Correct: Leave-one-out cross-validation (LOOCV) is a particular case of leave-p-out cross-validation with p = 1, which makes it an exhaustive type of cross-validation.

7. In which of the following non-exhaustive cross validation techniques do you randomly assign data points to the training set and the test set?

  • K-fold cross-validation
  • Holdout cross-validation (CORRECT)
  • Repeated random sub-sampling validation

Correct: In the holdout method, you randomly assign data points to two sets d0 and d1, usually called the training set and the test set, respectively. The size of each of the sets is arbitrary although typically the test set is smaller than the training set. You then train (build a model) on d0 and test (evaluate its performance) on d1.

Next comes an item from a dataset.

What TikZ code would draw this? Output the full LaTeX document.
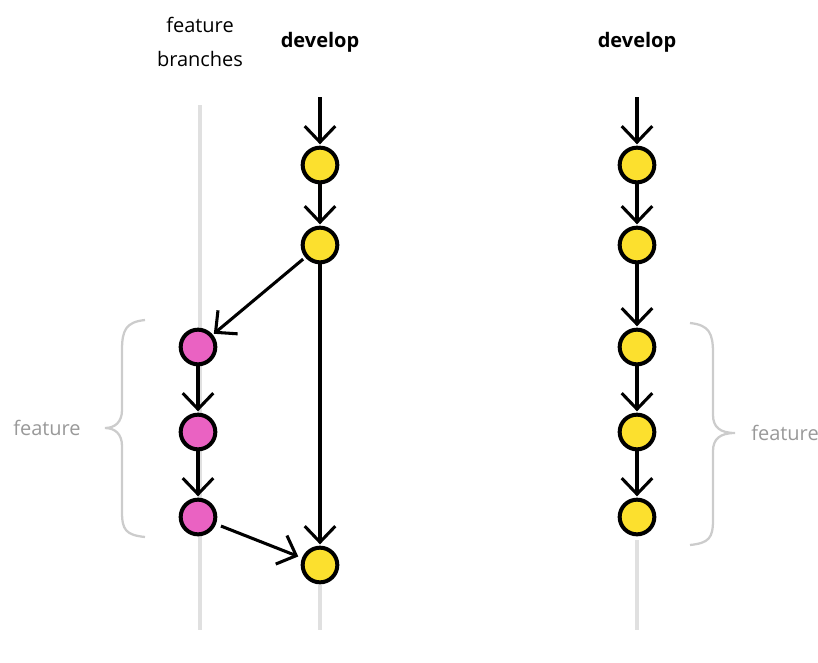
\documentclass[tikz,border=0pt]{standalone}
\usepackage{fontspec}
\setmainfont{Open Sans}
\usetikzlibrary{arrows.meta,positioning}
\definecolor{devyellow}{HTML}{FCE02E}
\definecolor{featpink}{HTML}{EA62C2}
\definecolor{lanegray}{HTML}{E0E0E0}
\definecolor{bracegray}{HTML}{CCCCCC}
\definecolor{textgray}{HTML}{999999}
\tikzset{
  commit/.style={circle,draw=black,line width=3pt,minimum size=26pt,inner sep=0pt},
  dev/.style={commit,fill=devyellow},
  feat/.style={commit,fill=featpink},
  flow/.style={line width=2.3pt,shorten >=1pt,-{Straight Barb[length=12pt,width=23pt,line width=2.3pt]}},
  lane/.style={line width=3.6pt,draw=lanegray},
  curly/.style={line width=1.7pt,draw=bracegray},
  lbl/.style={font=\fontsize{15}{25}\selectfont,align=center},
}
\begin{document}
\begin{tikzpicture}[x=0.75pt,y=-0.75pt]
  \useasboundingbox (0,0) rectangle (818,662);
  \pgfmathsetmacro{\fx}{198}  %feature lane
  \pgfmathsetmacro{\dx}{320}  %develop lane, left
  \pgfmathsetmacro{\rx}{637}  %develop lane, right

  %Lanes in the background
  \draw[lane] (\fx+2,105) -- (\fx+2,630);
  \draw[lane] (\dx,585) -- (\dx,630);
  \draw[lane] (\rx,540) -- (\rx,630);

  %Headings
  \node[lbl] (hfeat) at (\fx+2,42) {feature\\branches};
  \node[lbl,font=\fontsize{15}{25}\selectfont\bfseries] (hdev) at (\dx,42) {develop};
  \node[lbl,font=\fontsize{15}{25}\selectfont\bfseries] (hdevr) at (\rx,42) {develop};

  %Left: develop with a feature branch
  \coordinate (ltop) at (\dx,97);
  \node[dev] (d1) at (\dx,165) {};
  \node[dev] (d2) at (\dx,245) {};
  \node[feat] (f1) at (\fx,347) {};
  \node[feat] (f2) at (\fx,432) {};
  \node[feat] (f3) at (\fx,517) {};
  \node[dev] (d3) at (\dx,565) {};
  \draw[flow] (ltop) -- (d1);
  \draw[flow] (d1) -- (d2);
  \draw[flow,shorten <=2pt] (d2) -- (f1);
  \draw[flow] (f1) -- (f2);
  \draw[flow] (f2) -- (f3);
  \draw[flow] (d2) -- (d3);
  \draw[flow,shorten <=4pt,shorten >=3pt] (f3) -- (d3);

  %Right: develop after the merge
  \coordinate (rtop) at (\rx,97);
  \node[dev] (r1) at (\rx,165) {};
  \node[dev] (r2) at (\rx,245) {};
  \node[dev] (r3) at (\rx,347) {};
  \node[dev] (r4) at (\rx,432) {};
  \node[dev] (r5) at (\rx,517) {};
  \draw[flow] (rtop) -- (r1);
  \draw[flow] (r1) -- (r2);
  \draw[flow] (r2) -- (r3);
  \draw[flow] (r3) -- (r4);
  \draw[flow] (r4) -- (r5);

  %Braces
  \draw[curly] (145,320) .. controls (126,322) and (122,330) .. (122,350) -- (122,410)
    .. controls (122,422) and (115,428) .. (105,428)
    .. controls (115,428) and (122,434) .. (122,446) -- (122,512)
    .. controls (122,530) and (126,535) .. (145,537);
  \draw[curly] (690,323) .. controls (709,325) and (713,333) .. (713,353) -- (713,415)
    .. controls (713,427) and (720,433) .. (735,433)
    .. controls (720,433) and (713,439) .. (713,451) -- (713,520)
    .. controls (713,538) and (709,543) .. (690,545);
  \node[lbl,text=textgray] (bfeat) at (47,428) {feature};
  \node[lbl,text=textgray] (bfeatr) at (785,433) {feature};
\end{tikzpicture}
\end{document}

CONCLUSION – Manage Machine Learning Lifecycles And Fine Tune Models

In conclusion, this module has equipped you with the skills to use MLflow for tracking machine learning experiments, ensuring efficient management and monitoring of runs and results. You have also learned how to leverage Spark’s machine learning library for hyperparameter tuning and model selection, enabling you to optimize your models for superior performance. These capabilities will streamline your machine learning workflow and enhance the accuracy and reliability of your predictive models.